▶ Direction
Return the material below in full and exactly.

▶ Recorded information
+ + +

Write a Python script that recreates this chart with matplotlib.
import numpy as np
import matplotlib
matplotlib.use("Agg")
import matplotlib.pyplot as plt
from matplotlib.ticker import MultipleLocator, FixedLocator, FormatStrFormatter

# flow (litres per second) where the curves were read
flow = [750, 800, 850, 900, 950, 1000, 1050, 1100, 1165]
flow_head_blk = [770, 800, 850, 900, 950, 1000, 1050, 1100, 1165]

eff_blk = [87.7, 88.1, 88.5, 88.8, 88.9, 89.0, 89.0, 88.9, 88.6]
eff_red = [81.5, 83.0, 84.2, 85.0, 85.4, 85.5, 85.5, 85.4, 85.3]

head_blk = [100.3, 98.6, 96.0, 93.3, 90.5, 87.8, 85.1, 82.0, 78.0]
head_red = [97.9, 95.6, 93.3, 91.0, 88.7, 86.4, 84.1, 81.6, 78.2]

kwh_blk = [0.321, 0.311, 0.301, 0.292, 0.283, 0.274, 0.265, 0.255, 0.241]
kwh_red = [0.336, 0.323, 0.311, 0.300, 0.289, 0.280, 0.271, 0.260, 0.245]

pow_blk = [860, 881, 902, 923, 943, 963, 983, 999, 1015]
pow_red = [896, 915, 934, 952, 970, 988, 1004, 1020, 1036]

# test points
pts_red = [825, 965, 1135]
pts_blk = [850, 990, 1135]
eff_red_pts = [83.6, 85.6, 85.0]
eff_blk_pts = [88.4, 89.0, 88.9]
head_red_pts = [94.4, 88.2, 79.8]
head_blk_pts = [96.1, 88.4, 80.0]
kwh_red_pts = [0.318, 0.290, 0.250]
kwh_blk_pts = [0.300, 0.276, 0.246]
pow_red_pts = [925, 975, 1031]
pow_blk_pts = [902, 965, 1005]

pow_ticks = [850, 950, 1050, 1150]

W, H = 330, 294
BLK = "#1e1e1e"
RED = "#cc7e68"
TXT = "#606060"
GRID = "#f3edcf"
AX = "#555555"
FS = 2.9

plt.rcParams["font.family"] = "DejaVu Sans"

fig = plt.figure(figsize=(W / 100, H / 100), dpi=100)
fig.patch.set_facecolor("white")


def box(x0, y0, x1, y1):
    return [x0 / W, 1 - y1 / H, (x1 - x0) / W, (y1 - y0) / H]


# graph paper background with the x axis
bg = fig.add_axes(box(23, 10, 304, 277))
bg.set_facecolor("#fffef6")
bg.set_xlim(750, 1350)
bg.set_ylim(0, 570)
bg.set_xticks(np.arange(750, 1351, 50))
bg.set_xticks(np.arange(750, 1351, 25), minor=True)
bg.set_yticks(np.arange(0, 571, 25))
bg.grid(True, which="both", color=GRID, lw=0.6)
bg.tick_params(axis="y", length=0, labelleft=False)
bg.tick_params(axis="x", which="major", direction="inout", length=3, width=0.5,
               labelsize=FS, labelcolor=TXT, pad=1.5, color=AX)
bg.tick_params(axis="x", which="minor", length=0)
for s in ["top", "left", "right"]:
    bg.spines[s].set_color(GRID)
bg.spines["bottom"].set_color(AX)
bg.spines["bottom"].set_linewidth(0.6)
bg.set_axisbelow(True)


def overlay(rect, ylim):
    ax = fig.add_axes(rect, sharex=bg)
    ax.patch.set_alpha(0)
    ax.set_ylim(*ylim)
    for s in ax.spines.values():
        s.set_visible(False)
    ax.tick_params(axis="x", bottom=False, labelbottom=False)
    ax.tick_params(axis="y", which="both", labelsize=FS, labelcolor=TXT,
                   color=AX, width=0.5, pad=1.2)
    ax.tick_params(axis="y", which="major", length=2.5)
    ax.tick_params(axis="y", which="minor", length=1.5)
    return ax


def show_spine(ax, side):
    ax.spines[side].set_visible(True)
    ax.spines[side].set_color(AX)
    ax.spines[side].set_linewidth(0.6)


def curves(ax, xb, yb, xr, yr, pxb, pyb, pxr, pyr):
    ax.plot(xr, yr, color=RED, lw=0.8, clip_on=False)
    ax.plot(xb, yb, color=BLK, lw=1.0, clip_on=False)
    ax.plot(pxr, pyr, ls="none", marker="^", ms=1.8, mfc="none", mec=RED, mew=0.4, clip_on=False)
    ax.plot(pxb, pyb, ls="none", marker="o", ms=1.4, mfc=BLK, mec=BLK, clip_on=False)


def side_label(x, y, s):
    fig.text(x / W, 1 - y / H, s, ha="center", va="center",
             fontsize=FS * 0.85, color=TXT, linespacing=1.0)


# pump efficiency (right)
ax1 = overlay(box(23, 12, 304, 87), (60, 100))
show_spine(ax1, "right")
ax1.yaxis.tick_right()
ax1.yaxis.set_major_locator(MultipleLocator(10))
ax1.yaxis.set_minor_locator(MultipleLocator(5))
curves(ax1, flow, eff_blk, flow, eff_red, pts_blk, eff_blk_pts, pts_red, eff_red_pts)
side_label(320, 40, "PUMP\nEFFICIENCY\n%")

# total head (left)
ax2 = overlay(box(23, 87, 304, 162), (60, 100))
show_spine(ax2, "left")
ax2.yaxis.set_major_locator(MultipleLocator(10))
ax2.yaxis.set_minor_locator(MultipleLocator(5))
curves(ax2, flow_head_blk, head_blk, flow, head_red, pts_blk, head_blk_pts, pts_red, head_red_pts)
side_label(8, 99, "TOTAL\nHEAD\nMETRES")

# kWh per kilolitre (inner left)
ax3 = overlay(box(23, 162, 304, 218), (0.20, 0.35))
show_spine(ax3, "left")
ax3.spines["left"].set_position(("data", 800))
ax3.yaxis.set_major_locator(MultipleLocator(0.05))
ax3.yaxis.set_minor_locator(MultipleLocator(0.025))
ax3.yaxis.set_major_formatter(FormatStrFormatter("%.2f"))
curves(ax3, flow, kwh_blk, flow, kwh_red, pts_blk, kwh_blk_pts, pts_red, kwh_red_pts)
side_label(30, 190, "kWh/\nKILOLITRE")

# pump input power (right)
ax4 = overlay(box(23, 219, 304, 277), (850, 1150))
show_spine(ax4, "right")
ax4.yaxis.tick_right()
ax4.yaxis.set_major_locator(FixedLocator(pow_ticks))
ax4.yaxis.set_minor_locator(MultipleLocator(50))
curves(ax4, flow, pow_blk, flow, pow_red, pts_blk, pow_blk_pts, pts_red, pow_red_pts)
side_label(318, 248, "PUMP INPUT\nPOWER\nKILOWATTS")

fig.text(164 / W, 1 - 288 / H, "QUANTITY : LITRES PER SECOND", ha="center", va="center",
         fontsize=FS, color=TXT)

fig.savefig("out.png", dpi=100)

+ + +

▶ Solution
Write a Python script that recreates this chart with matplotlib.
import numpy as np
import matplotlib
matplotlib.use("Agg")
import matplotlib.pyplot as plt
from matplotlib.ticker import MultipleLocator, FixedLocator, FormatStrFormatter

# flow (litres per second) where the curves were read
flow = [750, 800, 850, 900, 950, 1000, 1050, 1100, 1165]
flow_head_blk = [770, 800, 850, 900, 950, 1000, 1050, 1100, 1165]

eff_blk = [87.7, 88.1, 88.5, 88.8, 88.9, 89.0, 89.0, 88.9, 88.6]
eff_red = [81.5, 83.0, 84.2, 85.0, 85.4, 85.5, 85.5, 85.4, 85.3]

head_blk = [100.3, 98.6, 96.0, 93.3, 90.5, 87.8, 85.1, 82.0, 78.0]
head_red = [97.9, 95.6, 93.3, 91.0, 88.7, 86.4, 84.1, 81.6, 78.2]

kwh_blk = [0.321, 0.311, 0.301, 0.292, 0.283, 0.274, 0.265, 0.255, 0.241]
kwh_red = [0.336, 0.323, 0.311, 0.300, 0.289, 0.280, 0.271, 0.260, 0.245]

pow_blk = [860, 881, 902, 923, 943, 963, 983, 999, 1015]
pow_red = [896, 915, 934, 952, 970, 988, 1004, 1020, 1036]

# test points
pts_red = [825, 965, 1135]
pts_blk = [850, 990, 1135]
eff_red_pts = [83.6, 85.6, 85.0]
eff_blk_pts = [88.4, 89.0, 88.9]
head_red_pts = [94.4, 88.2, 79.8]
head_blk_pts = [96.1, 88.4, 80.0]
kwh_red_pts = [0.318, 0.290, 0.250]
kwh_blk_pts = [0.300, 0.276, 0.246]
pow_red_pts = [925, 975, 1031]
pow_blk_pts = [902, 965, 1005]

pow_ticks = [850, 950, 1050, 1150]

W, H = 330, 294
BLK = "#1e1e1e"
RED = "#cc7e68"
TXT = "#606060"
GRID = "#f3edcf"
AX = "#555555"
FS = 2.9

plt.rcParams["font.family"] = "DejaVu Sans"

fig = plt.figure(figsize=(W / 100, H / 100), dpi=100)
fig.patch.set_facecolor("white")


def box(x0, y0, x1, y1):
    return [x0 / W, 1 - y1 / H, (x1 - x0) / W, (y1 - y0) / H]


# graph paper background with the x axis
bg = fig.add_axes(box(23, 10, 304, 277))
bg.set_facecolor("#fffef6")
bg.set_xlim(750, 1350)
bg.set_ylim(0, 570)
bg.set_xticks(np.arange(750, 1351, 50))
bg.set_xticks(np.arange(750, 1351, 25), minor=True)
bg.set_yticks(np.arange(0, 571, 25))
bg.grid(True, which="both", color=GRID, lw=0.6)
bg.tick_params(axis="y", length=0, labelleft=False)
bg.tick_params(axis="x", which="major", direction="inout", length=3, width=0.5,
               labelsize=FS, labelcolor=TXT, pad=1.5, color=AX)
bg.tick_params(axis="x", which="minor", length=0)
for s in ["top", "left", "right"]:
    bg.spines[s].set_color(GRID)
bg.spines["bottom"].set_color(AX)
bg.spines["bottom"].set_linewidth(0.6)
bg.set_axisbelow(True)


def overlay(rect, ylim):
    ax = fig.add_axes(rect, sharex=bg)
    ax.patch.set_alpha(0)
    ax.set_ylim(*ylim)
    for s in ax.spines.values():
        s.set_visible(False)
    ax.tick_params(axis="x", bottom=False, labelbottom=False)
    ax.tick_params(axis="y", which="both", labelsize=FS, labelcolor=TXT,
                   color=AX, width=0.5, pad=1.2)
    ax.tick_params(axis="y", which="major", length=2.5)
    ax.tick_params(axis="y", which="minor", length=1.5)
    return ax


def show_spine(ax, side):
    ax.spines[side].set_visible(True)
    ax.spines[side].set_color(AX)
    ax.spines[side].set_linewidth(0.6)


def curves(ax, xb, yb, xr, yr, pxb, pyb, pxr, pyr):
    ax.plot(xr, yr, color=RED, lw=0.8, clip_on=False)
    ax.plot(xb, yb, color=BLK, lw=1.0, clip_on=False)
    ax.plot(pxr, pyr, ls="none", marker="^", ms=1.8, mfc="none", mec=RED, mew=0.4, clip_on=False)
    ax.plot(pxb, pyb, ls="none", marker="o", ms=1.4, mfc=BLK, mec=BLK, clip_on=False)


def side_label(x, y, s):
    fig.text(x / W, 1 - y / H, s, ha="center", va="center",
             fontsize=FS * 0.85, color=TXT, linespacing=1.0)


# pump efficiency (right)
ax1 = overlay(box(23, 12, 304, 87), (60, 100))
show_spine(ax1, "right")
ax1.yaxis.tick_right()
ax1.yaxis.set_major_locator(MultipleLocator(10))
ax1.yaxis.set_minor_locator(MultipleLocator(5))
curves(ax1, flow, eff_blk, flow, eff_red, pts_blk, eff_blk_pts, pts_red, eff_red_pts)
side_label(320, 40, "PUMP\nEFFICIENCY\n%")

# total head (left)
ax2 = overlay(box(23, 87, 304, 162), (60, 100))
show_spine(ax2, "left")
ax2.yaxis.set_major_locator(MultipleLocator(10))
ax2.yaxis.set_minor_locator(MultipleLocator(5))
curves(ax2, flow_head_blk, head_blk, flow, head_red, pts_blk, head_blk_pts, pts_red, head_red_pts)
side_label(8, 99, "TOTAL\nHEAD\nMETRES")

# kWh per kilolitre (inner left)
ax3 = overlay(box(23, 162, 304, 218), (0.20, 0.35))
show_spine(ax3, "left")
ax3.spines["left"].set_position(("data", 800))
ax3.yaxis.set_major_locator(MultipleLocator(0.05))
ax3.yaxis.set_minor_locator(MultipleLocator(0.025))
ax3.yaxis.set_major_formatter(FormatStrFormatter("%.2f"))
curves(ax3, flow, kwh_blk, flow, kwh_red, pts_blk, kwh_blk_pts, pts_red, kwh_red_pts)
side_label(30, 190, "kWh/\nKILOLITRE")

# pump input power (right)
ax4 = overlay(box(23, 219, 304, 277), (850, 1150))
show_spine(ax4, "right")
ax4.yaxis.tick_right()
ax4.yaxis.set_major_locator(FixedLocator(pow_ticks))
ax4.yaxis.set_minor_locator(MultipleLocator(50))
curves(ax4, flow, pow_blk, flow, pow_red, pts_blk, pow_blk_pts, pts_red, pow_red_pts)
side_label(318, 248, "PUMP INPUT\nPOWER\nKILOWATTS")

fig.text(164 / W, 1 - 288 / H, "QUANTITY : LITRES PER SECOND", ha="center", va="center",
         fontsize=FS, color=TXT)

fig.savefig("out.png", dpi=100)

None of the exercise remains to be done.